Monday, March 28, 2016

                                       Dealing with the Suck


       I was familiar with the term "the Suck" before I last heard it being used in conveying an idea.  However, I am not exactly sure how I came to know it's meaning.  I also never gave it much thought.  Still, the last time I heard it uttered it had a most profound effect on my life.......  

           The term "the Suck" has been used for some time, even back to Vietnam.  It was used by soldiers (predominantly Marines) in reference to a situation that seems to have no redeemable characteristics.  Everyone in that place and time are equally subjected to the hopelessness of the shared experience.  "The Suck" is a noun referencing the universal negative nature of being involved in existence in a particularly unpleasant shared time and place.  Being in the Suck is finding yourself in no-win situations, where all options seem hopeless.  The Suck leaves you totally exhausted.  Nothing good seems to be possible when the Suck is slowly drawing any personal knowledge or memory of anything "good" slowly from your soul.

          Let me share that for most of my life I have had no personal knowledge of such a concept.  If you were to speak to a blessed existence you could well use my life as an example.  When younger, I knew no great hurts.  At that time even when losing a loved one it was always late in their life, and there was a general feeling that it was life as it was supposed to be.  My life was "just".  I experienced the bounties of a seemingly endless supply of love.  Truthfully, I was completely ignorant of any and all the things that constitute existence in the Suck.

         We are talking over fifty years of such a relatively pain free existence.  It was late in my life before I experienced the loss of a loved one that touched me in ways that I could not classify as life being "fair".  While the overall experiences of that loss were perhaps one of the most intimate and loving events of my life, I still lost my life long best friend.  I was left with a hole that seemed larger than the entirety of my heart.  My Father was gone.  I had never known such a loss.  Dad was young, vital, and had people that depended on him.  It was not how I thought God should be running the world.  It was my first experience whereby I felt "someone" in charge was falling down on the job.  His passing was just not fair.

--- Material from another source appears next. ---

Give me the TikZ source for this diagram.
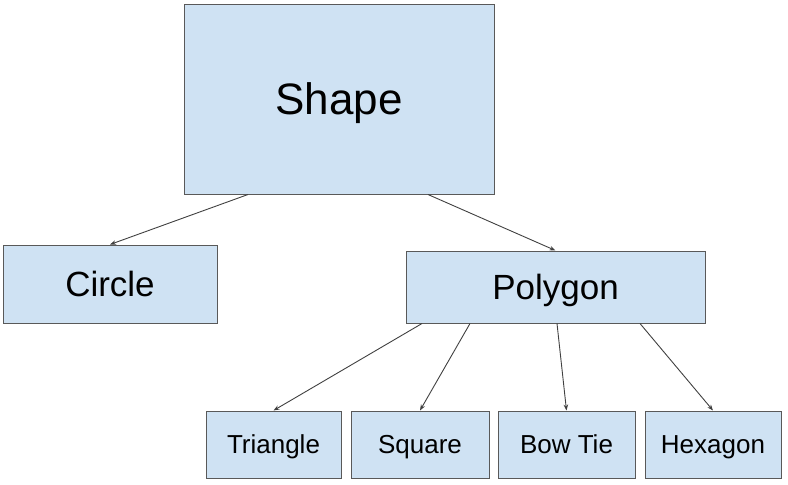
\documentclass[tikz,border=0pt]{standalone}
\usepackage{fontspec}
\setmainfont{Liberation Sans}
\usetikzlibrary{arrows.meta}
\definecolor{boxblue}{HTML}{CFE2F3}
\definecolor{boxline}{HTML}{595959}
\definecolor{linkgray}{HTML}{404040}
\begin{document}
\begin{tikzpicture}[x=1pt,y=-1pt]
    % Styles
    \tikzstyle{box} = [rectangle, inner sep=0pt, text centered, text depth=0pt, draw=boxline, line width=1pt, fill=boxblue]
    \tikzstyle{big} = [box, text height=31.5pt, font=\fontsize{44}{50}\selectfont]
    \tikzstyle{mid} = [box, text height=25pt, font=\fontsize{35}{40}\selectfont]
    \tikzstyle{leaf} = [box, minimum height=67pt, text height=18.6pt, font=\fontsize{26}{30}\selectfont]
    \tikzstyle{arrow} = [draw=linkgray, line width=0.9pt, -{Stealth[length=6pt,width=4.5pt]}]

    \useasboundingbox (0,0) rectangle (788,485);

    % Boxes
    \node (shape) [big, minimum width=310pt, minimum height=190pt] at (339,99) {Shape};
    \node (circle) [mid, minimum width=214pt, minimum height=78pt] at (110,284) {Circle};
    \node (polygon) [mid, minimum width=299pt, minimum height=72pt] at (555.5,287) {Polygon};

    \node (triangle) [leaf, minimum width=135pt] at (273.5,444.5) {Triangle};
    \node (square) [leaf, minimum width=138pt] at (420,444.5) {Square};
    \node (bowtie) [leaf, minimum width=137pt] at (566.5,444.5) {Bow Tie};
    \node (hexagon) [leaf, minimum width=136pt] at (713,444.5) {Hexagon};

    % Arrows
    \draw [arrow] ([xshift=-91pt]shape.south) -- (circle.north);
    \draw [arrow] ([xshift=89pt]shape.south) -- (polygon.north);
    \draw [arrow] ([xshift=-133.5pt]polygon.south) -- (triangle.north);
    \draw [arrow] ([xshift=-85.5pt]polygon.south) -- (square.north);
    \draw [arrow] ([xshift=1.5pt]polygon.south) -- (bowtie.north);
    \draw [arrow] ([xshift=84.5pt]polygon.south) -- (hexagon.north);
\end{tikzpicture}
\end{document}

        It was almost immediate that the process of losing my Mother started.  She was already well into her losing a greater part of herself when Dad passed.  She was lost without him, and the helplessness of not being able to in any way "fix" her life made me familiar with the feelings of being helpless to in any way make things "right".  Helplessness, my first steps toward familiarity with the Suck.  Mom's existence just strengthened my feelings of "injustice" at Dad's death.

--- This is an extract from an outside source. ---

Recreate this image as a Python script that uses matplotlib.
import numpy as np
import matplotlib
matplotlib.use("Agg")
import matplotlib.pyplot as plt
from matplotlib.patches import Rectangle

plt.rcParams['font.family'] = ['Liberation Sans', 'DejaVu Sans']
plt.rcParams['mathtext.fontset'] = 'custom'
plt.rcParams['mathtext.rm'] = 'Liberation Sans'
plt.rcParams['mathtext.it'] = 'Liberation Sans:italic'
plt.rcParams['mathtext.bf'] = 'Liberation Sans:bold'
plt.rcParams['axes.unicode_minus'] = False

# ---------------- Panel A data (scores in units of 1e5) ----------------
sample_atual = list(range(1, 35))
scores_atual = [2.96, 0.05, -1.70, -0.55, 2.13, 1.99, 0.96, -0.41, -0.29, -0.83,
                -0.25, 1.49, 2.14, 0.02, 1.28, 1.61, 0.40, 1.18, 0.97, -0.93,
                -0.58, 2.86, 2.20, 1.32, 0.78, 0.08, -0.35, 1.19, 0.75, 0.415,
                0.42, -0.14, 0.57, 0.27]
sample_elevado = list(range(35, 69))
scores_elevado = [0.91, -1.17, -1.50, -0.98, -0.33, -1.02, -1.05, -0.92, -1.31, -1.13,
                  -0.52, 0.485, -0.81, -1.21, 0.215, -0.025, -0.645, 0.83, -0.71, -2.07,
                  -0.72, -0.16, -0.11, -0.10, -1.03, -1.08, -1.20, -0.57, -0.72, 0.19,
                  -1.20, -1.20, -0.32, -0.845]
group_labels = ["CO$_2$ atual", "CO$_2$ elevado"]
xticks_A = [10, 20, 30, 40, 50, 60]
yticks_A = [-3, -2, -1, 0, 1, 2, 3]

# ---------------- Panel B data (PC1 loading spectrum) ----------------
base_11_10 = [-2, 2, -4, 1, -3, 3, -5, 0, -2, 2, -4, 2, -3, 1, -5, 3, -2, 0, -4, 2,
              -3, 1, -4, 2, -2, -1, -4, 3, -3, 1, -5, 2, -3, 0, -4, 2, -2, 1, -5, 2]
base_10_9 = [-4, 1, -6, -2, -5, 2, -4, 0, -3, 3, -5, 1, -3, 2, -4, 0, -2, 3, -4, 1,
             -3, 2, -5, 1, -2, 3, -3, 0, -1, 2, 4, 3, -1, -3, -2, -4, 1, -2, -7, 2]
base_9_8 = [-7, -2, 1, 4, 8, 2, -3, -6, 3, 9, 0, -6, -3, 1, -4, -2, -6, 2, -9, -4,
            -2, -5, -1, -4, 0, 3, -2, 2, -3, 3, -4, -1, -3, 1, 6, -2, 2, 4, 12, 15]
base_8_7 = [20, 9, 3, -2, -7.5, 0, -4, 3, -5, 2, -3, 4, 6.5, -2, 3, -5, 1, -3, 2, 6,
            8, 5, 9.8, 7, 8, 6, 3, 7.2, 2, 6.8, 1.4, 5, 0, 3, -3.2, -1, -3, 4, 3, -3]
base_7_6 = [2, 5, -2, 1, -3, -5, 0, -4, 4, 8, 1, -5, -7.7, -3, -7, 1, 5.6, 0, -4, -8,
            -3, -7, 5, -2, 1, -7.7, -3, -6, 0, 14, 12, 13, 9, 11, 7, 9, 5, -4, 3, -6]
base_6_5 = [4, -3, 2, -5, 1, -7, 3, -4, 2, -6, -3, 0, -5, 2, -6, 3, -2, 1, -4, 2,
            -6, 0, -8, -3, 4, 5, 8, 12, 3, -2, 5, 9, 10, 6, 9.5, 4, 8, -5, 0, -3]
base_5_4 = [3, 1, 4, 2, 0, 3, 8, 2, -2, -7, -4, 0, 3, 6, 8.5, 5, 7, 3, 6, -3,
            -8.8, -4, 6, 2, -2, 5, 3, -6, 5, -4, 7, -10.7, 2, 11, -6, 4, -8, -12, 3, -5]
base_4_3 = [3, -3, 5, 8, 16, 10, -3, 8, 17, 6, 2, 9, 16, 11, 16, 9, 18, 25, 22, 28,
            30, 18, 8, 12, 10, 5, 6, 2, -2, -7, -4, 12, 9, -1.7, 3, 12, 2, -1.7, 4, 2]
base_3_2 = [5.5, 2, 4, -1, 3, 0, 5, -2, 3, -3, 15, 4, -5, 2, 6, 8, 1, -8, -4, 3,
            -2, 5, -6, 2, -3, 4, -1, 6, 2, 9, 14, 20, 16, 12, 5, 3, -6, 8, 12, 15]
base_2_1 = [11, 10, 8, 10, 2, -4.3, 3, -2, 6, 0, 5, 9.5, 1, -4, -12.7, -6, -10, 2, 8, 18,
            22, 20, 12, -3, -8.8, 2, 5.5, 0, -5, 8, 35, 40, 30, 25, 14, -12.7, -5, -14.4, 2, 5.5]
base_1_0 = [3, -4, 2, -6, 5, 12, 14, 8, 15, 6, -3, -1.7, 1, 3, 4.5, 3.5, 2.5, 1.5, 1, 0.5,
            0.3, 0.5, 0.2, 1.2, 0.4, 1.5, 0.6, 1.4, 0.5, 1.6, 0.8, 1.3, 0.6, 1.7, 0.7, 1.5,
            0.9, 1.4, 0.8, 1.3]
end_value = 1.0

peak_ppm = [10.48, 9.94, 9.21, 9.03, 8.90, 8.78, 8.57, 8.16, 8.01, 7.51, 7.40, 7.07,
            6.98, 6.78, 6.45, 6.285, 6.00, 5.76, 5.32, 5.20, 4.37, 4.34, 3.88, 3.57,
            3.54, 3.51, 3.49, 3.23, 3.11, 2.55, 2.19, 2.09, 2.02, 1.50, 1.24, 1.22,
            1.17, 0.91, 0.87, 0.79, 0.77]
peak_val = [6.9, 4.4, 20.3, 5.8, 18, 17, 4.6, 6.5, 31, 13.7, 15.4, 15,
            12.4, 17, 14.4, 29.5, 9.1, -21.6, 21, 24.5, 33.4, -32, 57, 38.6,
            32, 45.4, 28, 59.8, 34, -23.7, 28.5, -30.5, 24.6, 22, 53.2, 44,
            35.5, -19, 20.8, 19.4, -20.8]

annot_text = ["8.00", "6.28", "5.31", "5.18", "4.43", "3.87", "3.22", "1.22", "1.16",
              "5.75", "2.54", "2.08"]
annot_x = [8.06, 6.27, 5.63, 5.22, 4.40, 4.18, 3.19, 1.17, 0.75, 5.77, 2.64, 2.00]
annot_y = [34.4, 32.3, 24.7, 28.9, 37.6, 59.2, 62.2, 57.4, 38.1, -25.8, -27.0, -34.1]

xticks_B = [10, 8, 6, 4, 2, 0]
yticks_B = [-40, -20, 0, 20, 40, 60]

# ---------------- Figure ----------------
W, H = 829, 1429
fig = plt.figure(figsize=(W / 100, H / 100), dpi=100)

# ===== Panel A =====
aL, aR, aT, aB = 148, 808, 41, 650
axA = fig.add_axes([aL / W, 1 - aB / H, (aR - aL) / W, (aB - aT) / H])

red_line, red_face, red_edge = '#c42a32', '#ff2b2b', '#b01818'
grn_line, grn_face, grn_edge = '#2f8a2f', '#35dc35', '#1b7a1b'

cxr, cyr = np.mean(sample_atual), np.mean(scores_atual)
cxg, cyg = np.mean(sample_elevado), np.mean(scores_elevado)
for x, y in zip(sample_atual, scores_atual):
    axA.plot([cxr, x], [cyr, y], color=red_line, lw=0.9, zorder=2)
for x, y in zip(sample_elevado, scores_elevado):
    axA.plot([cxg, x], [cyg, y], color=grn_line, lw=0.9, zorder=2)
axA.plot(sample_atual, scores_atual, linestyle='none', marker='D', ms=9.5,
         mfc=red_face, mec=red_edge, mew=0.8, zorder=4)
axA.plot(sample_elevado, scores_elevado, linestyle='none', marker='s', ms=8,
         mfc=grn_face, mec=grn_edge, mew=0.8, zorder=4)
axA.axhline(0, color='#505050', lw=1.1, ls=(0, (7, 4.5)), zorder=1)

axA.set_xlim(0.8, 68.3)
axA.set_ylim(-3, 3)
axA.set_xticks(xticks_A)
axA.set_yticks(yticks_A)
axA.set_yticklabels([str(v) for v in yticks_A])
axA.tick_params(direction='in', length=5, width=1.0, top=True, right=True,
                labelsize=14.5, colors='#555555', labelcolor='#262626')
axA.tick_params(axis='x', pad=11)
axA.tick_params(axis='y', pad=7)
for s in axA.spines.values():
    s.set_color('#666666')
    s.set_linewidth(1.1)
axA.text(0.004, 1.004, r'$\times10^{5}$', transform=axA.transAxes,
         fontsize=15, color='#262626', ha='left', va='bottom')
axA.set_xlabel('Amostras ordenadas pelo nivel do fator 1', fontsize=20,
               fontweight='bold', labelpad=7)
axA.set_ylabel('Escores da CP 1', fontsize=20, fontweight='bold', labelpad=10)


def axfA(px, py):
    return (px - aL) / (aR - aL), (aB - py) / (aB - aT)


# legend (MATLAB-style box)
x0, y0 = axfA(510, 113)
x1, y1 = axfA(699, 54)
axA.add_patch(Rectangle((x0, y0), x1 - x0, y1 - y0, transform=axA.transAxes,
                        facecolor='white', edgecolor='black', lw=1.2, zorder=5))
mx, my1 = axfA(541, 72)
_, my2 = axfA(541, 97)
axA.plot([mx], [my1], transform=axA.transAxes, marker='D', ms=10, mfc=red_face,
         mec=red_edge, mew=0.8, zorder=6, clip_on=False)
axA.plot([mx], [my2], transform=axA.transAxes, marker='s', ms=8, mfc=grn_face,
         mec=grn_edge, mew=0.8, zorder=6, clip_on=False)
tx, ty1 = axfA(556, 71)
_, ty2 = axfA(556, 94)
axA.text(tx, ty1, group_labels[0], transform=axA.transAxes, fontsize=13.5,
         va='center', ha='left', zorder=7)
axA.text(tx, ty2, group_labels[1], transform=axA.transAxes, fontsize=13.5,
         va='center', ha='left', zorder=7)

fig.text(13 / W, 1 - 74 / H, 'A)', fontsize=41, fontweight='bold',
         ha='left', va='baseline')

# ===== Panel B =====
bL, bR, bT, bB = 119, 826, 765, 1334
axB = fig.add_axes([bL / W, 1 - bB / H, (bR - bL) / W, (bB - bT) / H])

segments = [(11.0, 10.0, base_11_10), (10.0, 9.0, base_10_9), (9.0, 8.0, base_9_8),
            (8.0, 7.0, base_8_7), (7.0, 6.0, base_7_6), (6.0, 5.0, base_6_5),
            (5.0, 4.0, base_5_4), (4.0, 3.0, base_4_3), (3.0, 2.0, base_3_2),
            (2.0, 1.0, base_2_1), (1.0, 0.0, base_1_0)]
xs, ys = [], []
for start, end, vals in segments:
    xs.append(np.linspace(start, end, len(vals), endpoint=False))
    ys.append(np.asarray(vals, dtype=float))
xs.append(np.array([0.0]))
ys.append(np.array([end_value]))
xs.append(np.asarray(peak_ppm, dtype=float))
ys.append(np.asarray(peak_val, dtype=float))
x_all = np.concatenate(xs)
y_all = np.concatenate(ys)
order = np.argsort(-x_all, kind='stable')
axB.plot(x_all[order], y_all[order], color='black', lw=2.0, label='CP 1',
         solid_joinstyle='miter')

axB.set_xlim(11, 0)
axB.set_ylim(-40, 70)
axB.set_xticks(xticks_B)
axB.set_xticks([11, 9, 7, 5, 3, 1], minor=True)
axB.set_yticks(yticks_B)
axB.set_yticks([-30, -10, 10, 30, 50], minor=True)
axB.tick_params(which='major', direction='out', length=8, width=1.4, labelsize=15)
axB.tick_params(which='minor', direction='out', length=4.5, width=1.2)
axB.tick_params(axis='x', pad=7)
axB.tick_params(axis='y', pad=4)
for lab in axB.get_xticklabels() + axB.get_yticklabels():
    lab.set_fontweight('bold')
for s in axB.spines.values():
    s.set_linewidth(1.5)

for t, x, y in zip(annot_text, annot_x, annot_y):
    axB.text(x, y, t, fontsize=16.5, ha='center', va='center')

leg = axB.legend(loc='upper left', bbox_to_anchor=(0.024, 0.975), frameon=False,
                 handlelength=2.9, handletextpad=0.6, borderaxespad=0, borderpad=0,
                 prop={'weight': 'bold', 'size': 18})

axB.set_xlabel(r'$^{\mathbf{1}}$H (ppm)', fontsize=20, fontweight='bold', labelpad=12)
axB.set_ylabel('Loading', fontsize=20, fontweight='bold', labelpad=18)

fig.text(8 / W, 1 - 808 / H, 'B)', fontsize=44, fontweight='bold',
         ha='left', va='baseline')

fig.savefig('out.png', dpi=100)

        It was within a year of my Mother's slow deterioration reaching it's final phase that we were told that the job I shared with the best and most wonderful people in the world was done.  After over 75 years of service (and within a week of my receiving notice of my 27 years of service award), the best airline job ever was no more.  The examples of the worst of the US economic system had laid low a very proud and productive group of workers.  Seriously, no one ever worked with a better more conscientious group of people.  They were family.  Our family was destroyed by greed.  It was totally unfair.  What was done to the loyal employees was an evil that I had never experienced.  I did not really know just how frequent such evil is inflicted on good people here in our wonderful country.  Nor did I know just how protected the actions of people who profited from such practices might be under the laws of our wonderful democracy.  Yep, I took my first walk into the Suck.  I must admit to finding many of my dear friends also spending time  there.  While I would claim no permanent address there, I was a frequent visitor.  Worse, I had no tools for dealing with what I was experiencing.

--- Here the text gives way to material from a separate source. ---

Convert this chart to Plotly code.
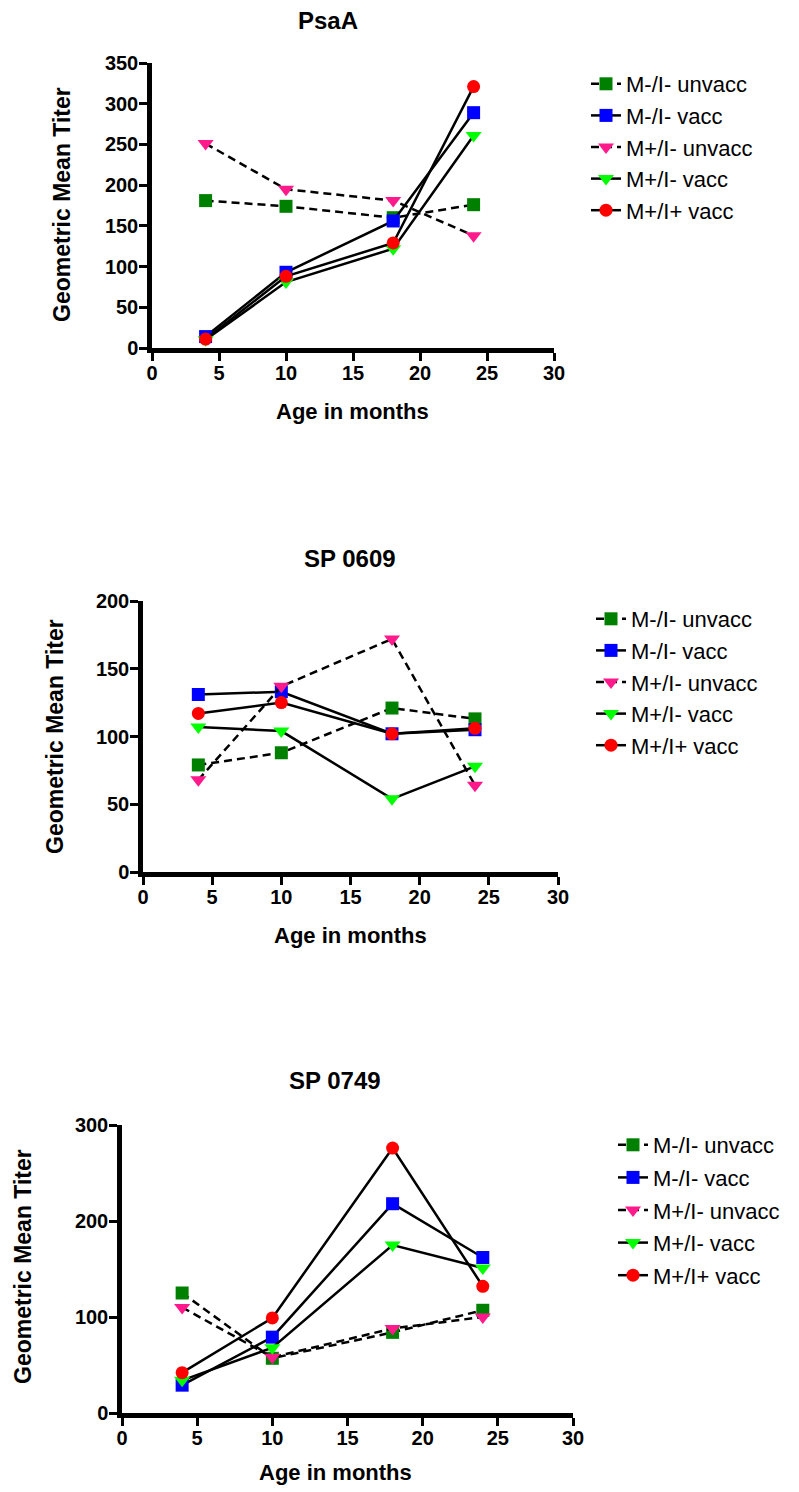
import plotly.graph_objects as go

ages = [4, 10, 18, 24]
series_names = ["M-/I- unvacc", "M-/I- vacc", "M+/I- unvacc", "M+/I- vacc", "M+/I+ vacc"]

psaa_m_i_unvacc = [181, 174, 160, 176]
psaa_m_i_vacc = [14, 93, 156, 289]
psaa_mp_i_unvacc = [251, 195, 181, 138]
psaa_mp_i_vacc = [10, 81, 122, 261]
psaa_mp_ip_vacc = [11, 88, 129, 321]

sp0609_m_i_unvacc = [79, 88, 121, 113]
sp0609_m_i_vacc = [131, 133, 102, 105]
sp0609_mp_i_unvacc = [68, 137, 172, 64]
sp0609_mp_i_vacc = [107, 104, 54, 78]
sp0609_mp_ip_vacc = [117, 125, 102, 106]

sp0749_m_i_unvacc = [125, 57, 84, 107]
sp0749_m_i_vacc = [29, 79, 218, 162]
sp0749_mp_i_unvacc = [110, 58, 88, 100]
sp0749_mp_i_vacc = [34, 68, 175, 151]
sp0749_mp_ip_vacc = [42, 99, 276, 132]

panel_titles = ["PsaA", "SP 0609", "SP 0749"]
x_ticks = [0, 5, 10, 15, 20, 25, 30]
y_ticks = [[0, 50, 100, 150, 200, 250, 300, 350], [0, 50, 100, 150, 200], [0, 100, 200, 300]]
y_ranges = [350, 200, 300]

panels = [
    [psaa_m_i_unvacc, psaa_m_i_vacc, psaa_mp_i_unvacc, psaa_mp_i_vacc, psaa_mp_ip_vacc],
    [sp0609_m_i_unvacc, sp0609_m_i_vacc, sp0609_mp_i_unvacc, sp0609_mp_i_vacc, sp0609_mp_ip_vacc],
    [sp0749_m_i_unvacc, sp0749_m_i_vacc, sp0749_mp_i_unvacc, sp0749_mp_i_vacc, sp0749_mp_ip_vacc],
]

W, H = 799, 1492
colors = ["#008000", "#0000FF", "#FF1A8C", "#00FF00", "#FF0000"]
symbols = ["square", "square", "triangle-down", "triangle-down", "circle"]
dashes = ["8px,5px", "solid", "8px,5px", "solid", "solid"]
msizes = [13, 13, 14, 14, 13]

# pixel layout boxes: (x0, x1, ytop, ybottom)
boxes = [(152, 554, 63, 348), (143, 558, 601, 872), (122, 573, 1125, 1413)]
title_pos = [(328, 20), (350, 558), (335, 1080)]
ytitle_pos = [(62, 205), (55, 737), (23, 1267)]
xtitle_pos = [(352, 412), (350, 935), (335, 1472)]
legend_pos = [(586, 63), (591, 598), (613, 1124)]
legend_gaps = [0, -1, 1]

FONT = "Liberation Sans, Arial, sans-serif"

fig = go.Figure()
annotations = []
for p in range(3):
    xa = "x" if p == 0 else f"x{p+1}"
    ya = "y" if p == 0 else f"y{p+1}"
    lg = "legend" if p == 0 else f"legend{p+1}"
    for s in range(5):
        fig.add_trace(go.Scatter(
            x=ages, y=panels[p][s], name=series_names[s],
            mode="lines+markers", xaxis=xa, yaxis=ya, legend=lg,
            legendgroup=f"p{p}s{s}",
            line=dict(color="black", width=2.5, dash=dashes[s]),
            marker=dict(color=colors[s], symbol=symbols[s], size=msizes[s], line=dict(width=0)),
            cliponaxis=False,
        ))
    x0, x1, yt, yb = boxes[p]
    axx = dict(domain=[x0 / W, x1 / W], range=[0, 30], tickvals=x_ticks, automargin=False,
               showline=True, linewidth=4.5, linecolor="black", ticks="outside",
               ticklen=8, tickwidth=3, tickcolor="black", showgrid=False, zeroline=False,
               ticklabelstandoff=-5,
               anchor=ya, tickfont=dict(family=FONT, size=20, color="black", weight="bold"))
    axy = dict(domain=[1 - yb / H, 1 - yt / H], range=[0, y_ranges[p]], tickvals=y_ticks[p], automargin=False,
               showline=True, linewidth=4.5, linecolor="black", ticks="outside",
               ticklen=8, tickwidth=3, tickcolor="black", showgrid=False, zeroline=False,
               ticklabelstandoff=-3,
               anchor=xa, tickfont=dict(family=FONT, size=20, color="black", weight="bold"))
    if p == 0:
        fig.update_layout(xaxis=axx, yaxis=axy)
    else:
        fig.update_layout(**{f"xaxis{p+1}": axx, f"yaxis{p+1}": axy})
    lx, ly = legend_pos[p]
    fig.update_layout(**{lg: dict(x=lx / W, y=1 - ly / H, xanchor="left", yanchor="top",
                                  font=dict(family=FONT, size=22, color="black"),
                                  tracegroupgap=max(legend_gaps[p], 0), bgcolor="rgba(0,0,0,0)")})
    tx, ty = title_pos[p]
    annotations.append(dict(text=panel_titles[p], x=tx / W, y=1 - ty / H, xref="paper", yref="paper",
                            showarrow=False, xanchor="center", yanchor="middle",
                            font=dict(family=FONT, size=24, color="black", weight="bold")))
    yx, yy = ytitle_pos[p]
    annotations.append(dict(text="Geometric Mean Titer", x=yx / W, y=1 - yy / H, xref="paper", yref="paper",
                            showarrow=False, xanchor="center", yanchor="middle", textangle=-90,
                            font=dict(family=FONT, size=23, color="black", weight="bold")))
    xx, xy = xtitle_pos[p]
    annotations.append(dict(text="Age in months", x=xx / W, y=1 - xy / H, xref="paper", yref="paper",
                            showarrow=False, xanchor="center", yanchor="middle",
                            font=dict(family=FONT, size=22, color="black", weight="bold")))

fig.update_layout(width=W, height=H, margin=dict(l=0, r=0, t=0, b=0, pad=0, autoexpand=False),
                  paper_bgcolor="white", plot_bgcolor="white", showlegend=True,
                  annotations=annotations)
fig.write_html("out.html", post_script="document.body.style.margin='0';document.body.style.padding='0';")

          I did not spend all my time in the Suck.  No, it was more a matter of suddenly realizing I was angry, and yes, depressed.  When engulfed by the Suck, I just had no tools or experience to draw on to find my way out.  In a day or two, or maybe just the next morning, I would be able to see my blessings and would feel guilty for having allowed myself to engage in "self pity".  Guilt, depression, and a disjointed feeling that even when aware of my blessings that life was not "whole" kinda summed up my existence.  The effects of a visit to the Suck were a little longer lasting than I recognized.  Even after I felt better, I really had no desire to do much of anything.  Lethargy was a constant battle. You begin to wonder, is there ever going to be a time when I am like I was before all this?  

      So, after almost two years of this existence I was again spending an afternoon at the movies with Jeni.  This has been a common activity as of late.  There was a scene in the movie we watched where a young Marine is listening to a reporter offering  apologies for being responsible for the Marine being in a situation whereby an IED was detonated and removed the Marines lower legs.  The young Marine was having none of it.  He objected to her version of who was responsible.  Why, exactly was this her fault?  He proceeded to offer a whole litany of people throughout history who could be blamed, including the President of the United States, the Commandant of the Marine Corps, and maybe even the Taliban bomb maker.  After he let it be known that there was no one to blame, he offered a suggestion for dealing with such feelings.  As he spoke, I swear it was like the Heavens opened up, and unspoken words hearkened me to something wonderful and holy about to come my way.  I knew something of extreme importance to my life was about to be presented.  Maybe Moses knew such a feeling just before God wrote the ten commandments onto stone.  Anyway, the young Marine patted the hand of the reporter and offered the truth shared by any number of Marines......"Sometimes you just have to embrace the Suck, then you have to walk the f*ck away."

      The message registered.  To the source of the message, "I got it."  I own it now.  No more time in the Suck.  Life is not fair.  Loss is a part of life.  Time in the Suck is probably going to be inflicted on most everyone.  Maybe, it is not until you embrace it and you give it it's due, that you can finally turn your back on it.  Being thankful for everything that comes your way in life is hard.  Maybe impossible.  Still, I am trying.

       The fact that I am again writing is an affirmative answer to that question "Will life ever feel normal?"